I have had the opportunity to fire both the Colt model revolvers and the Remington style revolver. As far as accuracy the guns are very similar and this author is certainly not capable of pushing either weapon to its limits of accuracy. Suffice it to say the handguns were certainly both extremely accurate even by todays standards. I do prefer the Remington style revolver for its extra strong top strap and can see how Civil war troops would prefer the handgun for the same reason. I am sure for the short term of the war, ballistics and weapon accuracy would not change greatly between the Colt or Remington models, however if the guns were dropped, laid upon, fallen upon etc I can see that the extra strong Remington would have a clear advantage. If the soldier had access to spare cylinders a Remington model would have a very big advantage as far as speed of loading.
From 1857 until 1860 7,000 copies of three models were produced in .31 caliber, all with 5-shot cylinders, 3 to 4 inch barrels and spur triggers (no trigger guard).
Produced from 1860-1862 this revolver came in an army .44 caliber and a navy .36 caliber version. The Navy had a 7 1/2 inch barrel and the army had an 8 inch barrel. Front sight was a german silver cone. The loading lever was considerd to be a thin web design. It had a high spur trigger. The most distinguishing aspect was the cylinder which did not have any safety notchs. This had a single ear cylinder pin that was designed for quick removal.
Produced from 1862-1863 this variant came as an army model.44 caliber 8 inch barrel and a navy model.36 caliber 7 3/8 inch barrel. It had the same front sight as the Beals model. This model had a high spur trigger. Most early serial numbers do not have cylinder safety notchs,final serial numbers incorporate the new safety notch. Introduced this model is a quick removable Cylinder pin with 2 ears on the pin. The loading lever had a cutout designed to reomve the pin and the revolver had a medium or thicker web design for the larger loading lever.

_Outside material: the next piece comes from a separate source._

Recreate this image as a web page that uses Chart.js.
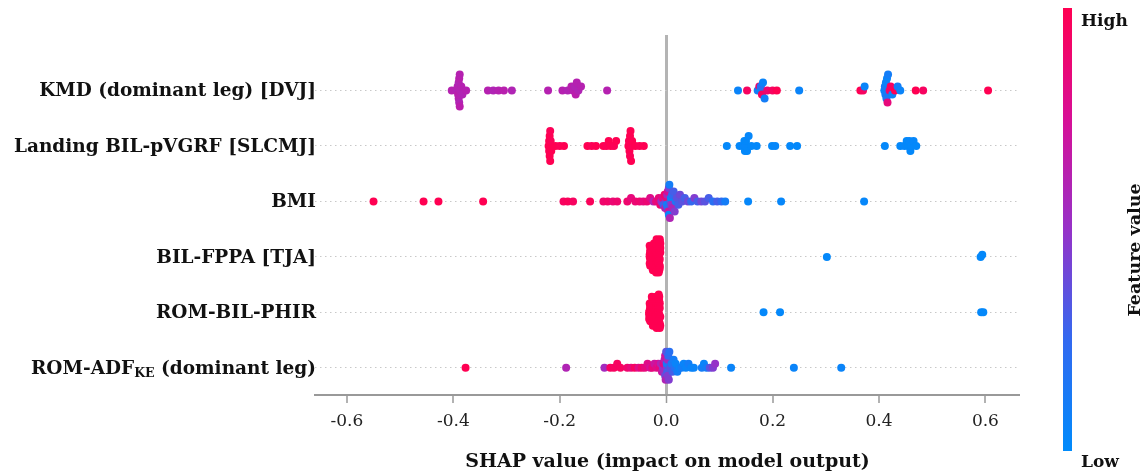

Produced from 1863-1875 the New model army came in .44 caliber and 8 inch barrel. The navy version was .36 caliber and a 7 3/8 inch barrel. A new front blade sight was added to the army version,the navy version kept the older german silver cone front sight. The New Model Army replaced the easy cylinder removing feature at the request of the Army. Remington now added a low spur trigger. The loading lever was now a large web design. The cylinder pin had 2 ears as did the previous Old model army. More than 130,000 pieces of this Model were purchased from 1863 to 1875.
As far as I can determine this was NOT an original civil war era weapon However I include it here because it is an interesting reproduction handgun. A unique and deadly variation of the standard Remington revolver the Buffalo had the addition of a 12 inch barrel in place of the standard 8 inch barrel. This added barrel length increased the accuracy of the handgun considerably, and it also increased the power of the handgun slightly as well. I myself have fired the standard Remington and the long barrel Bison as well and I can readily attest to the fact that the Buffolo model is a much more accurate handgun. Loading and firing was identical with the standard Remington.